Nesse ponto de superação das tradições, o autor critica a cultura personalista, a colonização predatória, a ação das elites, a literatura que é simples manifestação do bacharelismo. Ao construir a obra sobre uma metodologia dos contrários, opondo os pares — o trabalho e a aventura, o rural e o urbano, o impessoal e o afetivo - ele se debruçava sobre os fundamentos de nosso destino histórico.

Projeto para o Brasil

“Esse seu primeiro livro é um ensaio histórico, fácil de ler e muito interpretativo”, define Suely Robles, professora do Departamento de História da USP. Até Raízes do Brasil , Sérgio Buarque de Holanda era um crítico literário. Foi depois de sua viagem à Alemanha que lhe surgiu o interesse pelos estudos históricos e sociais. Marcado pelos livros de Max Weber e pelas aulas de Meinecke que assistiu em Berlim, chegou ao Brasil tendo nas mãos um calhamaço de mais de 400 páginas, um rascunho do que viria a ser Raízes do Brasil. Nesse seu pequeno grande ensaio, ele somava os seus talentos — o de escritor e o de historiador. À análise revolucionária, que abordava temas sobre os quais se silenciava, junta-se uma prosa clara, de estilo elegante e sem pedantismos.

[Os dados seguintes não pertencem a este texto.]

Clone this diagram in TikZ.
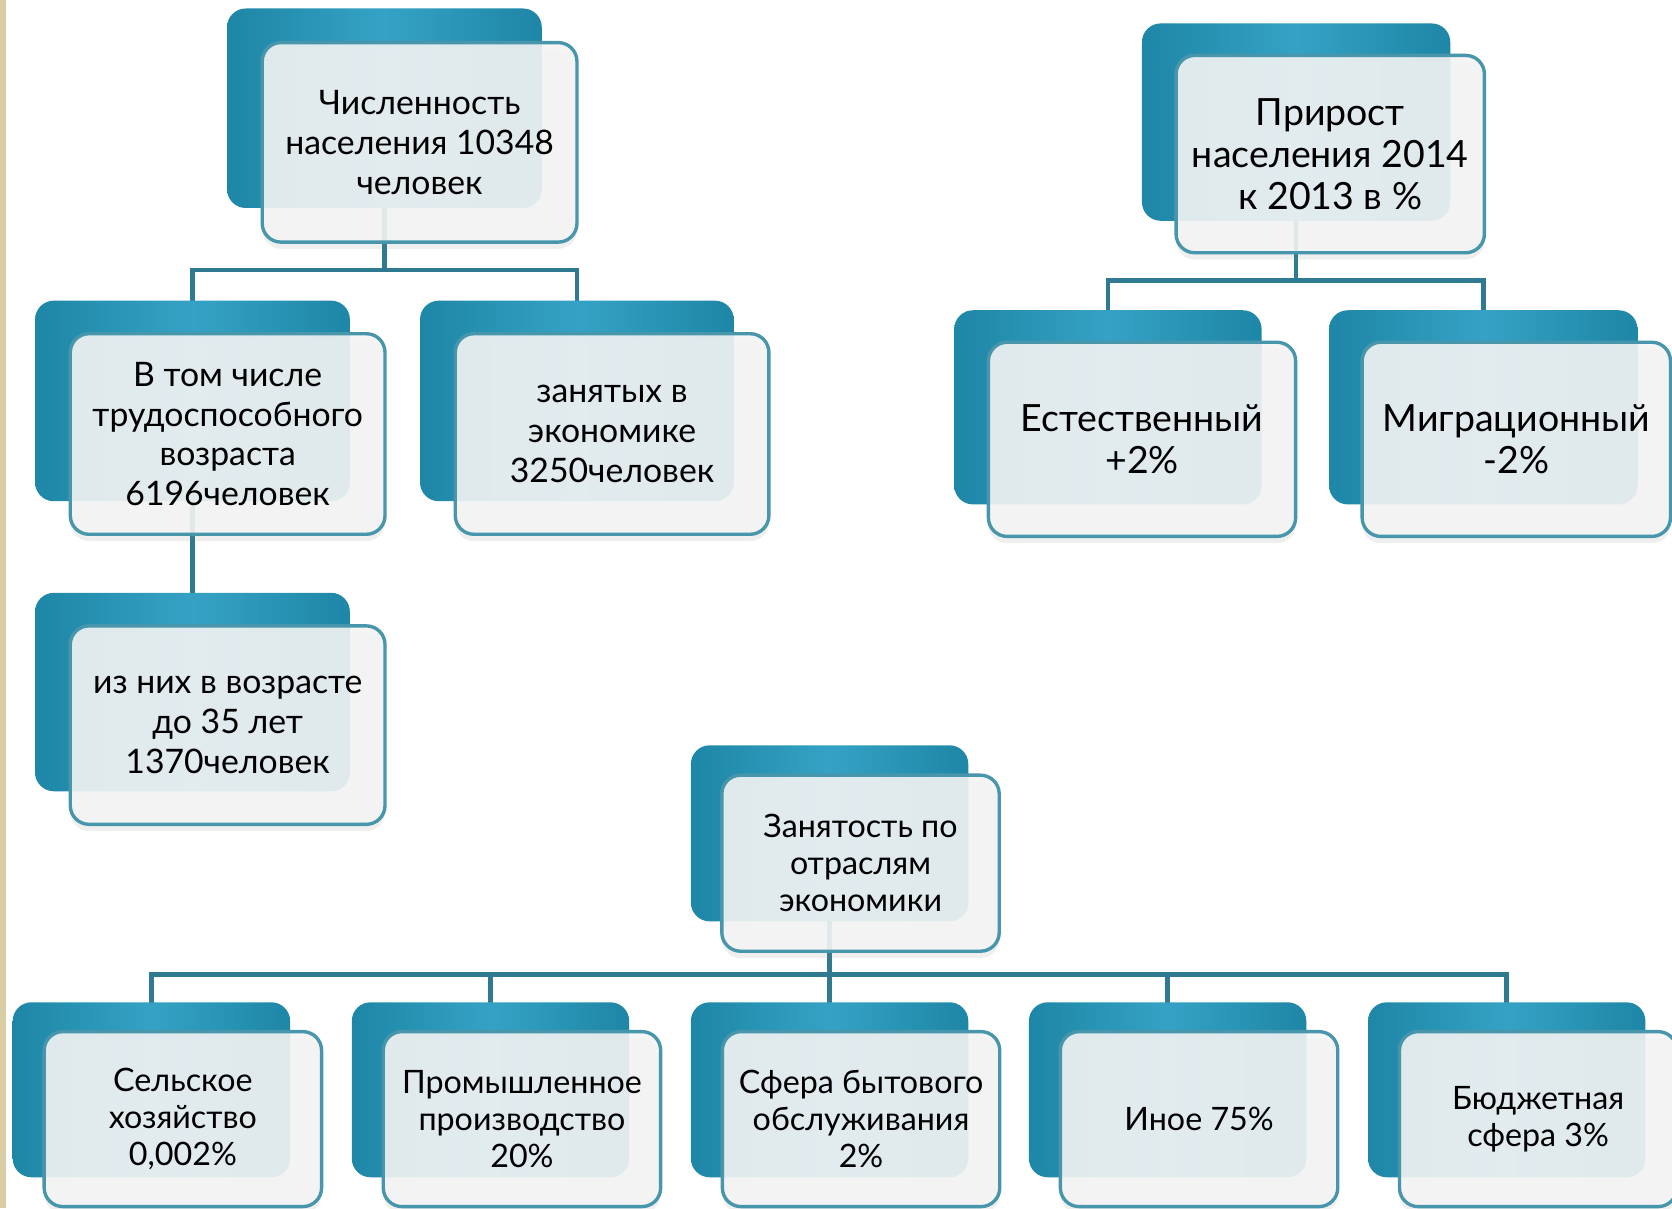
\documentclass[tikz,border=0pt]{standalone}
\usepackage{fontspec}
\setmainfont{Lato}
\usetikzlibrary{shadows,backgrounds,calc}
\definecolor{tealdark}{HTML}{1E86A6}
\definecolor{teallight}{HTML}{35A2C5}
\definecolor{conncol}{HTML}{2F7A90}
\definecolor{fborder}{HTML}{4896AC}
\definecolor{ffill}{HTML}{F4F4F4}
\definecolor{beige}{HTML}{D8CDA5}
\tikzset{
  backbox/.style={rounded corners=5pt, left color=tealdark, right color=tealdark, middle color=teallight, draw=none, inner sep=0pt},
  frontbox/.style={rounded corners=5pt, draw=fborder, line width=0.9pt, fill=ffill, fill opacity=0.9, text opacity=1, align=center, inner sep=0pt,
    drop shadow={shadow xshift=0pt, shadow yshift=-1.8pt, opacity=0.12}},
  conn/.style={draw=conncol, line width=1.2pt},
  txt/.style={font=\fontsize{9}{10.6}\selectfont},
  txtb/.style={font=\fontsize{10}{11.2}\selectfont},
  txts/.style={font=\fontsize{8.6}{9.9}\selectfont}
}
% #1 name, #2 cx, #3 cy, #4 w, #5 h, #6 dx, #7 dy, #8 style, #9 text
\newcommand\duo[9]{%
  \node[backbox, minimum width=#4cm, minimum height=#5cm] (b#1) at (#2,#3) {};
  \node[frontbox, #8, minimum width=#4cm, minimum height=#5cm] (f#1) at ($(b#1.center)+(#6,#7)$) {#9};
}
\begin{document}
\begin{tikzpicture}[x=0.01cm,y=-0.01cm]
\useasboundingbox (0,0) rectangle (1568,1133);

\duo{1}{360.5}{101.5}{2.95}{1.87}{33}{32}{txt}{Численность\\населения 10348\\человек}
\duo{2}{180.5}{376}{2.95}{1.88}{33}{31}{txt}{В том числе\\трудоспособного\\возраста\\6196человек}
\duo{3}{541}{376}{2.94}{1.88}{33}{31}{txt}{занятых в\\экономике\\3250человек}
\duo{4}{180.5}{649}{2.95}{1.86}{33}{31}{txt}{из них в возрасте\\до 35 лет\\1370человек}
\duo{5}{1215.5}{114.5}{2.89}{1.85}{32}{30}{txtb}{Прирост\\населения 2014\\к 2013 в \%}
\duo{6}{1039}{382}{2.88}{1.82}{32}{30}{txtb}{Естественный\\+2\%}
\duo{7}{1391}{382}{2.89}{1.82}{31}{30}{txtb}{Миграционный\\-2\%}
\duo{8}{778}{781.5}{2.60}{1.65}{29}{28}{txts}{Занятость по\\отраслям\\экономики}
\duo{9}{142}{1022}{2.60}{1.64}{29.5}{27.5}{txts}{Сельское\\хозяйство\\0,002\%}
\duo{10}{460}{1022}{2.60}{1.64}{29.5}{27.5}{txts}{Промышленное\\производство\\20\%}
\duo{11}{778}{1022}{2.60}{1.64}{29.5}{27.5}{txts}{Сфера бытового\\обслуживания\\2\%}
\duo{12}{1095}{1022}{2.60}{1.64}{29.5}{27.5}{txts}{Иное 75\%}
\duo{13}{1413}{1022}{2.60}{1.64}{29.5}{27.5}{txts}{Бюджетная\\сфера 3\%}

\coordinate (j1) at (360.5,253);
\coordinate (j2) at (1215.5,263);
\coordinate (j3) at (778,914);
\begin{scope}[on background layer]
  \fill[white] (0,0) rectangle (1568,1133);
  \fill[beige] (0,0) rectangle (6,1133);
  \draw[conn] (b1.center) -- (j1);
  \draw[conn] (b2.center) |- (j1) -| (b3.center);
  \draw[conn] (b2.center) -- (b4.center);
  \draw[conn] (b5.center) -- (j2);
  \draw[conn] (b6.center) |- (j2) -| (b7.center);
  \draw[conn] (b8.center) -- (j3);
  \draw[conn] (b9.center) |- (j3) -| (b13.center);
  \draw[conn] (b10.center) |- (j3);
  \draw[conn] (b12.center) |- (j3);
  \draw[conn] (j3) -- (b11.center);
\end{scope}
\end{tikzpicture}
\end{document}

No apontar de nossas mazelas, Raízes vê os processos políticos e econômicos também como fenômenos culturais. Para o homem cordial , categoria que o autor define no livro, todas as relações são baseadas no afeto e não na razão, o que explicaria a confusão freqüente entre o público e o privado, e a maneira como se constituiu o Estado brasileiro — como uma extensão da família. Bom exemplo disso é o critério que os donos do poder sempre utilizaram na admissão dos servidores públicos — as relações familiares e de simpatia. Nessa sua análise, a dimensão personalista invade a política.

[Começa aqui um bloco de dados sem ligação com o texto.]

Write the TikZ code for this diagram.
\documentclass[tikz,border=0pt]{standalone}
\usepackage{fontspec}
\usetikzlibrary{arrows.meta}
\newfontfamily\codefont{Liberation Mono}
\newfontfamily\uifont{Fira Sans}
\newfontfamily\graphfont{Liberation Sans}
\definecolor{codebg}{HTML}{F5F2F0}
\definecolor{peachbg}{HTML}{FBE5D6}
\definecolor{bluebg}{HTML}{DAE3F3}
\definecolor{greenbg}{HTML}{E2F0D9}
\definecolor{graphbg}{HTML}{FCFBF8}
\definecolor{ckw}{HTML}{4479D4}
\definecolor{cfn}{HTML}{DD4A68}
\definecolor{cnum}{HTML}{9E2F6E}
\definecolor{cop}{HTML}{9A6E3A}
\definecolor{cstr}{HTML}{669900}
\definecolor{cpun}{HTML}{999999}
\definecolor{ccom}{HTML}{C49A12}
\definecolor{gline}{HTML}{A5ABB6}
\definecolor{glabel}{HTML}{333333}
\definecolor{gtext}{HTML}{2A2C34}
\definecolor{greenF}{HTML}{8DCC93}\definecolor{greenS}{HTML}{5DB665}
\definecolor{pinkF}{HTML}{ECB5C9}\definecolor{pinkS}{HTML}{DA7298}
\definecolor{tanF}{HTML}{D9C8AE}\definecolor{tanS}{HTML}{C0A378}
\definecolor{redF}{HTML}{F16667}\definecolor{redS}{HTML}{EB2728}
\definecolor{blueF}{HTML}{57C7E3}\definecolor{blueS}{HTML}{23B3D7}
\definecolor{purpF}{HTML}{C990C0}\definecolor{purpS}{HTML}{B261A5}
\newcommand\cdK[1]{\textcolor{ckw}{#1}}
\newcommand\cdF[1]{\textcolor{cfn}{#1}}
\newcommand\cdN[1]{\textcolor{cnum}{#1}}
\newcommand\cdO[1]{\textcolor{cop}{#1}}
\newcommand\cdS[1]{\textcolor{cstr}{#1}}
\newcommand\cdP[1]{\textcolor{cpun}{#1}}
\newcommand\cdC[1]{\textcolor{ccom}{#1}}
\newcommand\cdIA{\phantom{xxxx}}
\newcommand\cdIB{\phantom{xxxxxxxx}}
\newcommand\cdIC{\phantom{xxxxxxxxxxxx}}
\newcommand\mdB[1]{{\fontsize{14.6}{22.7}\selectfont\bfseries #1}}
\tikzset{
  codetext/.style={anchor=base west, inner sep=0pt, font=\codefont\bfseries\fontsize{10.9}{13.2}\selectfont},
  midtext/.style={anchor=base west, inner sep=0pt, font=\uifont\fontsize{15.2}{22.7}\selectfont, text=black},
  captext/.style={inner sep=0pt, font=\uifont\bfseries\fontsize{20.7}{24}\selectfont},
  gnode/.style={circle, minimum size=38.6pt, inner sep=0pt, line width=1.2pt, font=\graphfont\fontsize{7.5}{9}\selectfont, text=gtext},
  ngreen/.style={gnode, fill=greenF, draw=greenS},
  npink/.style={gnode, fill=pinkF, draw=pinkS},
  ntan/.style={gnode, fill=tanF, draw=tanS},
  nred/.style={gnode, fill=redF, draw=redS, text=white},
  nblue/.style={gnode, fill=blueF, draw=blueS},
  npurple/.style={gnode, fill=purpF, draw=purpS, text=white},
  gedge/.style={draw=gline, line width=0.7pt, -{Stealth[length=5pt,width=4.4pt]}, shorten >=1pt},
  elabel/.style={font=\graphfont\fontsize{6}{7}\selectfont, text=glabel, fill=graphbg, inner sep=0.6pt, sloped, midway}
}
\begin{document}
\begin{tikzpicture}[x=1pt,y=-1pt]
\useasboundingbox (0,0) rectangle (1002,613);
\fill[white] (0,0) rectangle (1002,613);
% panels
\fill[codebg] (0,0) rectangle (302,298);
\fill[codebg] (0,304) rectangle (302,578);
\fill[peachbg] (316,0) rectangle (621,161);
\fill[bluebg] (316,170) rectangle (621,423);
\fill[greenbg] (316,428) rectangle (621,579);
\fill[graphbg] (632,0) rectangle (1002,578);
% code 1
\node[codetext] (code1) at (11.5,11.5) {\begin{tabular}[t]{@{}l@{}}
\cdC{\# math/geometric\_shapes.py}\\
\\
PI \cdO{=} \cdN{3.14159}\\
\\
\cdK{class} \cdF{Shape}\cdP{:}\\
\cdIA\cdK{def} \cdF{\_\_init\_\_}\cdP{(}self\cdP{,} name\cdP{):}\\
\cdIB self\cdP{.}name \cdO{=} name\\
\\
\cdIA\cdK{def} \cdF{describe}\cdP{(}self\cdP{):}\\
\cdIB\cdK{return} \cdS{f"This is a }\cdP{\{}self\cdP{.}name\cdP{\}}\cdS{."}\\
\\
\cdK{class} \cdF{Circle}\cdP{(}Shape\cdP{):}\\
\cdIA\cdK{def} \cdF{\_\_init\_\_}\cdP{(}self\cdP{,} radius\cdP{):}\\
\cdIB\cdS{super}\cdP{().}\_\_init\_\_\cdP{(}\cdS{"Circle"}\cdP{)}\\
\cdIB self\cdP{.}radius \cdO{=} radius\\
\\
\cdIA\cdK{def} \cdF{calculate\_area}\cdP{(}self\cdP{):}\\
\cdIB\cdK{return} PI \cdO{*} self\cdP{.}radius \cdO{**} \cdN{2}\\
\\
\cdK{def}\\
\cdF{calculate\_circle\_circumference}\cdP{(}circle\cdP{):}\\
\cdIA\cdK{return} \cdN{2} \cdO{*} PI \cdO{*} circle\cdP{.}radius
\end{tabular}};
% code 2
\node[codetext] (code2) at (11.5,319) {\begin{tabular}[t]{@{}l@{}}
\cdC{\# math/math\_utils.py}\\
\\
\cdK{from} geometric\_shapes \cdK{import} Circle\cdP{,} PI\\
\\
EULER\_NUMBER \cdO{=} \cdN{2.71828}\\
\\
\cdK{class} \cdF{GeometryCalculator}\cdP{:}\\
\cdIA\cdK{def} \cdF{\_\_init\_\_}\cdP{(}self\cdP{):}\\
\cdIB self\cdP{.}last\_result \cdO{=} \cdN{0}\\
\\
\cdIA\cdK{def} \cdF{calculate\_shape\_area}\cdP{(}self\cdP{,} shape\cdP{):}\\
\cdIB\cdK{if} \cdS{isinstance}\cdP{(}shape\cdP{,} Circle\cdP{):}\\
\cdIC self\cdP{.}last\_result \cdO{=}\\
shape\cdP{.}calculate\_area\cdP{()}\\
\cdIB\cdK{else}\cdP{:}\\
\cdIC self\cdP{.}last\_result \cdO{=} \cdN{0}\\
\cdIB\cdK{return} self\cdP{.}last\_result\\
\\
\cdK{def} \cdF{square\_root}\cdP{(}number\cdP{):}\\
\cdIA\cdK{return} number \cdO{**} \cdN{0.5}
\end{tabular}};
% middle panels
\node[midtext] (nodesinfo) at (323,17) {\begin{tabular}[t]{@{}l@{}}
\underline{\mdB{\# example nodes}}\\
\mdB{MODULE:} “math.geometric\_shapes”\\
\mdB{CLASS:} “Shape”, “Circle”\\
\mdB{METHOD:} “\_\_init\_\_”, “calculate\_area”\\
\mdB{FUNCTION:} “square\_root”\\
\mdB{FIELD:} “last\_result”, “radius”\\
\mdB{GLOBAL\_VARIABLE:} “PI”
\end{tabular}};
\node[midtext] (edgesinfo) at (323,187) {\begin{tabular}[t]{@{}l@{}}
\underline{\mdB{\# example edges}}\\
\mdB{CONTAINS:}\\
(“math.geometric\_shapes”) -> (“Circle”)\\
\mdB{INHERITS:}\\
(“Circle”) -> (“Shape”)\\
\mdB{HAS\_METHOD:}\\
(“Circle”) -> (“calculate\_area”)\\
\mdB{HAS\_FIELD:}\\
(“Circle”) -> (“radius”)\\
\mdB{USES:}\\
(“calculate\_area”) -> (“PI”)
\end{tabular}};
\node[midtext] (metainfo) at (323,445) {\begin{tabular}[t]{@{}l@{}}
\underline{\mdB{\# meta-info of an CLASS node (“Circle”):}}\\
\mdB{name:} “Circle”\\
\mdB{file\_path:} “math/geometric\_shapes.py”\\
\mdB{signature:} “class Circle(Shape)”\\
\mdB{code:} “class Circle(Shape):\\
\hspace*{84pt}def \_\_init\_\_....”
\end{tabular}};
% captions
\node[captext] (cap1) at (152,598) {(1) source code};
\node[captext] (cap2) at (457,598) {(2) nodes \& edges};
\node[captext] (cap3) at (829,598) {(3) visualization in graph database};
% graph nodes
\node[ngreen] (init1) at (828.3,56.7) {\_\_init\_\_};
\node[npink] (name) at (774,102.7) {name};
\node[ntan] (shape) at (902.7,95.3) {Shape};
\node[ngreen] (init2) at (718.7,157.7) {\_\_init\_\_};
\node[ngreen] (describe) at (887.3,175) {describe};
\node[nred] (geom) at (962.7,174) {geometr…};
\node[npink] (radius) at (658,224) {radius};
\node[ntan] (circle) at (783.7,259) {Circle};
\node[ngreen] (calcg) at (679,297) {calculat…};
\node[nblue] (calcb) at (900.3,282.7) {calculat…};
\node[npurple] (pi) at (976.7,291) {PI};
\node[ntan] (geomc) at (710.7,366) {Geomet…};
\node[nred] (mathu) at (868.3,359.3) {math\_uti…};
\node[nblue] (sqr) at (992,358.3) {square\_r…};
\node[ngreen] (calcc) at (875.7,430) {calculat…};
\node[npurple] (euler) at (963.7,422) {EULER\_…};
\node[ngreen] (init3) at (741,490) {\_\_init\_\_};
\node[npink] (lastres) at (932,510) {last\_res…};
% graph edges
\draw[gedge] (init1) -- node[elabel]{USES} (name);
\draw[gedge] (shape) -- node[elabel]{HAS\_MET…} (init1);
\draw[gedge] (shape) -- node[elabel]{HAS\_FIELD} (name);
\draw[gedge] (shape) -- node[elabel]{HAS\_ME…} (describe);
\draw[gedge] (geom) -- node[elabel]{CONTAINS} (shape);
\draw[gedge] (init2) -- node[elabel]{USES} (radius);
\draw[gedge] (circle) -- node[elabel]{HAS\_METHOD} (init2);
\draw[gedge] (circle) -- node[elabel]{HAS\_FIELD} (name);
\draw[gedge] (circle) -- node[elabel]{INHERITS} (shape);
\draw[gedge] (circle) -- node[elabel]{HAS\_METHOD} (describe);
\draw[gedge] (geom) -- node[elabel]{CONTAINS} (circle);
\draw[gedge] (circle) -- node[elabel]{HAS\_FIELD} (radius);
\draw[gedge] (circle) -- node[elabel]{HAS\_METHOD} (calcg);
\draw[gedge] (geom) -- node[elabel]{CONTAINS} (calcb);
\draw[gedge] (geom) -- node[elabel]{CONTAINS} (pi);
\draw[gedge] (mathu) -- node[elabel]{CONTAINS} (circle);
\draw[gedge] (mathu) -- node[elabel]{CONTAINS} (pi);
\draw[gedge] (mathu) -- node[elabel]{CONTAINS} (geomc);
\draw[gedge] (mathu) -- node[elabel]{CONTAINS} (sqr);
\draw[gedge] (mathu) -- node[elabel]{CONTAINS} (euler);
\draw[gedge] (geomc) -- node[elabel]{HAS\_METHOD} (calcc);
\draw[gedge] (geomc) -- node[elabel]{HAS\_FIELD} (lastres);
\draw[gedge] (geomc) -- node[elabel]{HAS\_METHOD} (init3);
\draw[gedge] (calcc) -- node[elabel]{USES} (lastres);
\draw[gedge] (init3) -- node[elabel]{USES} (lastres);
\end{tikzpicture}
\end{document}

Sérgio Buarque não busca no passado lições para o presente, ele procura na história formas de superá-lo, lá estão os adversários a combater. Para nos livrarmos de nosso passado colonial, da herança rural e oligárquica, o historiador aponta o poder que teria uma intervenção de novas forças sociais — as massas urbanas e de caráter cosmopolita. É essa a grande novidade em sua reflexão, a sua radicalidade. “Dr. Sérgio sempre dizia que é preciso dar voz aos que não têm”, lembra José Sebastião Witter, seu assistente e ex-diretor do Museu Paulista. Com Sérgio Buarque, o povo até então expulso das narrativas oficiais ganhava o seu lugar. Se tornava ator da história, dono do seu destino.